Electronic descriptors for vacancy formation and hydrogen solution in Be-rich intermetallics

Abstract

The use of an electronic descriptor is a high-throughput approach for predicting the chemical reactivities of various materials that has the potential to significantly facilitate the material design of Be intermetallic neutron multipliers for nuclear fusion applications. However, electronic descriptors for Be intermetallics with the desired properties, including radiation tolerance and reduced hydrogen retention, have been poorly understood. Herein, we perform first-principles calculations on 42 existing binary Be intermetallics to find an effective electronic descriptor. We demonstrate that the occupied Be p band center relative to the Fermi level is a bulk descriptor, correlating with the Be vacancy formation energy; a positive and linear correlation with a coefficient of determination R2 = 0.85 was observed for Be12X (X: transition metal).

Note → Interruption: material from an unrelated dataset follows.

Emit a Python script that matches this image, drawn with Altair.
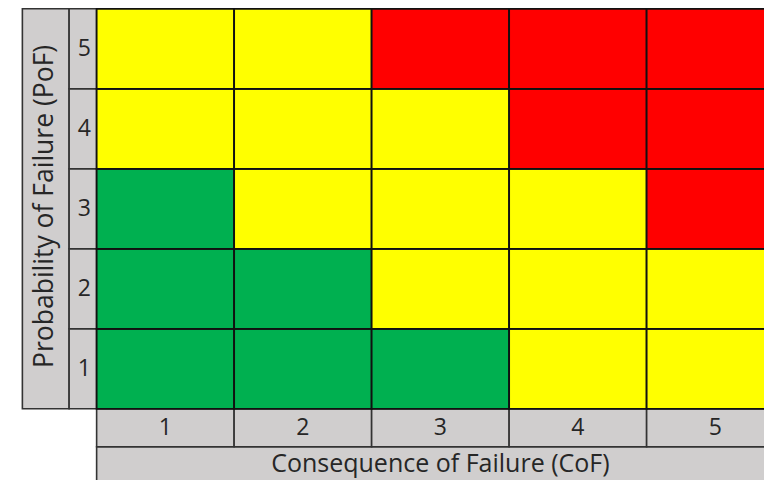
import altair as alt
import pandas as pd

# ---- data ----
cof_values = [1, 2, 3, 4, 5]            # Consequence of Failure categories (x)
pof_values = [1, 2, 3, 4, 5]            # Probability of Failure categories (y)
# risk level for each PoF row, across CoF 1..5
risk_pof1 = ["Low", "Low", "Low", "Medium", "Medium"]
risk_pof2 = ["Low", "Low", "Medium", "Medium", "Medium"]
risk_pof3 = ["Low", "Medium", "Medium", "Medium", "High"]
risk_pof4 = ["Medium", "Medium", "Medium", "High", "High"]
risk_pof5 = ["Medium", "Medium", "High", "High", "High"]
risk_levels = ["Low", "Medium", "High"]
risk_colors = ["#00B050", "#FFFF00", "#FF0000"]
x_title = "Consequence of Failure (CoF)"
y_title = "Probability of Failure (PoF)"

risk_rows = [risk_pof1, risk_pof2, risk_pof3, risk_pof4, risk_pof5]

# ---- tables ----
cells = pd.DataFrame([
    {"cof": c, "pof": p, "x0": c - 0.5, "x1": c + 0.5, "y0": p - 0.5, "y1": p + 0.5,
     "risk": risk_rows[i][j]}
    for i, p in enumerate(pof_values) for j, c in enumerate(cof_values)
])

ytick_cells = pd.DataFrame([
    {"x0": 0.3, "x1": 0.5, "y0": p - 0.5, "y1": p + 0.5, "xc": 0.41, "yc": p, "label": str(p)}
    for p in pof_values
])
xtick_cells = pd.DataFrame([
    {"x0": c - 0.5, "x1": c + 0.5, "y0": 0.025, "y1": 0.5, "xc": c, "yc": 0.262, "label": str(c)}
    for c in cof_values
])
title_bands = pd.DataFrame([
    {"x0": -0.04, "x1": 0.3, "y0": 0.5, "y1": 5.5},
    {"x0": 0.5, "x1": 5.5, "y0": -1.0, "y1": 0.025},
])
titles = pd.DataFrame([
    {"xc": 3.0, "yc": -0.19, "label": x_title, "angle": 0},
    {"xc": 0.125, "yc": 3.03, "label": y_title, "angle": 270},
])

# view: page x 21..764, page y 8..480 (fits the 772x488 window with its 8px margin)
xs = alt.Scale(domain=[-0.05, 5.3536], nice=False, zero=False)
ys = alt.Scale(domain=[-0.39, 5.51], nice=False, zero=False)
FONT = "Open Sans"
TXT = "#262626"
GRAY = "#D0CECE"

def rect_enc():
    return dict(
        x=alt.X("x0:Q", scale=xs, axis=None),
        x2="x1:Q",
        y=alt.Y("y0:Q", scale=ys, axis=None),
        y2="y1:Q",
    )

grid = alt.Chart(cells).mark_rect(stroke="#111111", strokeWidth=1.8, clip=True).encode(
    color=alt.Color("risk:N", scale=alt.Scale(domain=risk_levels, range=risk_colors), legend=None),
    **rect_enc(),
)

bands = alt.Chart(title_bands).mark_rect(fill=GRAY, stroke="#333333", strokeWidth=1.6, clip=True).encode(**rect_enc())
ybands = alt.Chart(ytick_cells).mark_rect(fill=GRAY, stroke="#333333", strokeWidth=1.6, clip=True).encode(**rect_enc())
xbands = alt.Chart(xtick_cells).mark_rect(fill=GRAY, stroke="#333333", strokeWidth=1.6, clip=True).encode(**rect_enc())

def label_layer(df, size):
    return alt.Chart(df).mark_text(font=FONT, fontSize=size, color=TXT, align="center",
                                   baseline="middle").encode(
        x=alt.X("xc:Q", scale=xs, axis=None),
        y=alt.Y("yc:Q", scale=ys, axis=None),
        text="label:N",
    )

ylabels = label_layer(ytick_cells, 23)
xlabels = label_layer(xtick_cells, 23)
xtitle = alt.Chart(titles).transform_filter("datum.angle == 0").mark_text(
    font=FONT, fontSize=25, color=TXT, align="center", baseline="middle").encode(
    x=alt.X("xc:Q", scale=xs, axis=None), y=alt.Y("yc:Q", scale=ys, axis=None), text="label:N")
ytitle = alt.Chart(titles).transform_filter("datum.angle == 270").mark_text(
    font=FONT, fontSize=26.5, color=TXT, align="center", baseline="middle", angle=270).encode(
    x=alt.X("xc:Q", scale=xs, axis=None), y=alt.Y("yc:Q", scale=ys, axis=None), text="label:N")

chart = alt.layer(bands, ybands, xbands, grid, ylabels, xlabels, xtitle, ytitle).properties(
    width=743, height=472,
    padding={"left": 13, "top": 0, "right": 0, "bottom": 0},
    autosize="none",
    background="white",
).configure_view(stroke=None)

chart.save("out.html", embed_options={"renderer": "svg", "actions": False})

The upward shift in energy of the occupied Be p states with early or middle transition metals can reduce hydrogen solution energy, which could be attributed to the less filled anti-bonding state of interstitial hydrogen atom. It is confirmed that the bulk descriptor is an experimentally measurable scale, having the strong linearity (R2 = 0.97) with the calculated; therefore, it can accelerate the material development of beryllium intermetallic neutron multipliers.